Bon dit comme ça on a l'impression que
Telesis, le nouvel album de la bande à Tom Kimps, tient de la bouse intersidérale, ce qui n'est évidemment pas le cas. Mais il fallait bien romancé l'immense déception causée par une nouvelle orientation musicale tellement facile...

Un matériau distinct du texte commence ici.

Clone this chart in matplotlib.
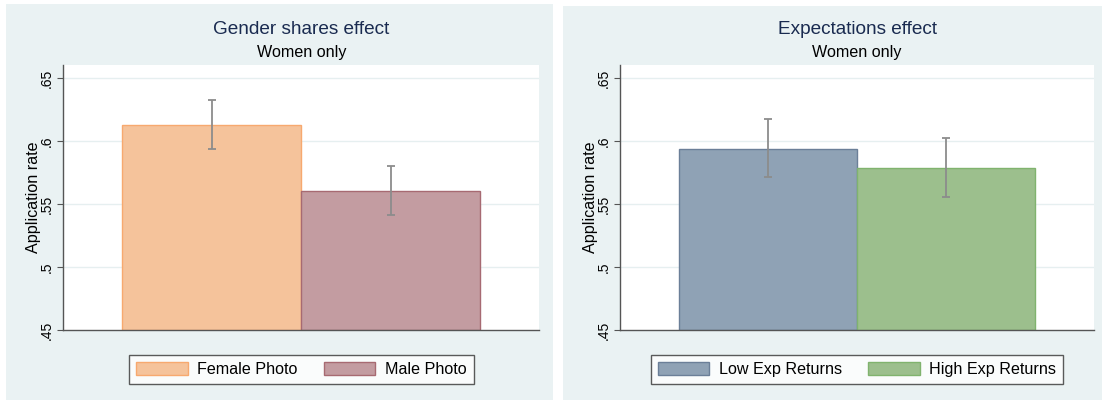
import matplotlib.pyplot as plt
from matplotlib.patches import Rectangle

# data
left_labels = ["Female Photo", "Male Photo"]
left_means = [0.613, 0.5605]
left_lo = [0.594, 0.5415]
left_hi = [0.6325, 0.5805]

right_labels = ["Low Exp Returns", "High Exp Returns"]
right_means = [0.594, 0.579]
right_lo = [0.5715, 0.556]
right_hi = [0.618, 0.6025]

yticks = [0.45, 0.5, 0.55, 0.6, 0.65]
yticklabels = [".45", ".5", ".55", ".6", ".65"]

plt.rcParams['font.family'] = ['Liberation Sans', 'DejaVu Sans']

W, H = 1102, 400
fig = plt.figure(figsize=(11.02, 4.0), dpi=100)
bg = "#EAF2F3"

# panel backgrounds (pixel boxes -> figure fractions)
for x0, x1, y0, y1 in [(6, 553, 4, 400), (563, 1102, 6, 400)]:
    fig.patches.append(Rectangle((x0 / W, 1 - y1 / H), (x1 - x0) / W, (y1 - y0) / H,
                                 transform=fig.transFigure, facecolor=bg,
                                 edgecolor="none", zorder=-10))


def panel(px0, px1, title, labels, means, lo, hi, fills, edges):
    top, bot = 64.5, 330
    ax = fig.add_axes([px0 / W, 1 - bot / H, (px1 - px0) / W, (bot - top) / H])
    ax.set_facecolor("white")
    xs = [0, 1]
    bars = ax.bar(xs, [m - 0.45 for m in means], bottom=0.45, width=1.0,
                  color=fills, edgecolor=edges, linewidth=1.0, zorder=2)
    err = [[m - l for m, l in zip(means, lo)], [h - m for m, h in zip(means, hi)]]
    ax.errorbar(xs, means, yerr=err, fmt="none", ecolor="#8C8C8C",
                elinewidth=1.3, capsize=3, capthick=1.3, zorder=3)
    ax.set_xlim(-0.828, 1.83)
    ax.set_ylim(0.45, 0.661)
    ax.set_yticks(yticks)
    ax.set_yticklabels(yticklabels, rotation=90, va="center", fontsize=10)
    ax.tick_params(axis="y", length=4, width=0.8, color="#555555", pad=3)
    ax.set_xticks([])
    for y in yticks[1:]:
        ax.axhline(y, color="#E6EFF0", linewidth=1.0, zorder=1)
    for s in ["top", "right"]:
        ax.spines[s].set_visible(False)
    for s in ["left", "bottom"]:
        ax.spines[s].set_color("#555555")
        ax.spines[s].set_linewidth(1.0)
    ax.set_ylabel("Application rate", fontsize=11.6, labelpad=-1)
    cx = (px0 + px1) / 2 / W
    fig.text(cx, 1 - 29 / H, title, ha="center", va="center", fontsize=13.7,
             color="#1A2B50")
    fig.text(cx, 1 - 52.5 / H, "Women only", ha="center", va="center",
             fontsize=11.6, color="black")
    leg = ax.legend(bars, labels, ncol=2, loc="center",
                    bbox_to_anchor=(cx, 1 - 369.5 / H),
                    bbox_transform=fig.transFigure, fontsize=11.6,
                    frameon=True, fancybox=False, edgecolor="#333333",
                    handlelength=3.2, handleheight=0.8, handletextpad=0.6,
                    columnspacing=1.6, borderpad=0.45)
    leg.get_frame().set_linewidth(1.0)
    return ax


panel(63.2, 539.4, "Gender shares effect", left_labels, left_means, left_lo, left_hi,
      ["#F5C39B", "#C39CA1"], ["#F7A96F", "#A76A72"])
panel(620.2, 1093.9, "Expectations effect", right_labels, right_means, right_lo, right_hi,
      ["#8FA2B5", "#9CBF8D"], ["#6B7F98", "#80B36E"])

fig.savefig("out.png", dpi=100)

Telesis ne sent donc pas complètement la matière fécale. Le fumet savoureux de l'ancien Emeth effleure par moment nos narines sevrées par tant de fadeur inhabituelle de la part d'un cuisinier si prometteur. Le groupe n'a ainsi pas perdu son envie de taper vite et fort, les blast-beats imposant ici très souvent leur loi implacable. Avec une production nickel chrome, croyez bien qu'on mange et qu'on est plusieurs fois resservi. Le quotient brutalité n'affiche donc pas encore le zéro pointé. Nos oreilles, mises à mal par trop de sonorités banales pour un maître son de si bonne réputation, goûtent d'autant plus la joie procurée par des soli épicés et cuits à point. Elles frétillent également à l'écoute d'une basse au caractère bien trempé qui a su s'imposer dans le mix. Peu étonnant lorsque l'on sait que monsieur Erlend Caspersen (Blood Red Throne) lui-même en a pris le manche! Le rythme lui garde encore un peu de son tempérament endiablé et dynamique (du blastage en pagaille on l'a dit), souvent agrémenté de rythmiques thrashy qui font toujours leur petit effet et parfois de passages plus lents et lourds afin de varier les saveurs. Emeth avait aussi reçu des lauriers pour ses paroles profondes et intellectuelles sur la société et l'esprit humain, lauriers qu'on ne lui retirera pas tant les lyrics se révèlent écrites avec le même talent. Les qualités techniques des Flamands ne pourront non plus être remises en cause, les onze titres de
Telesis, composés et ficelés de mains de maître montrant un groupe mature, professionnel et sûr de ses acquis. Certains riffs, placés ici et là comme les derniers soubresauts d'un géant à l'agonie, s'avèrent même presque au niveau des albums précédents. Et bien sûr, on retrouve le chant surpuissant de Tom Kimps qui a décidé de reprendre un peu de ses growls d'
Insidious qu'il avait laissés de côté sur
Reticulated pour des vocaux moins gutturaux et plus arrachés, clairement plus hardcore. Le bonhomme nous offre ainsi une prestation fort couillue à mi-chemin entre les deux premiers opus.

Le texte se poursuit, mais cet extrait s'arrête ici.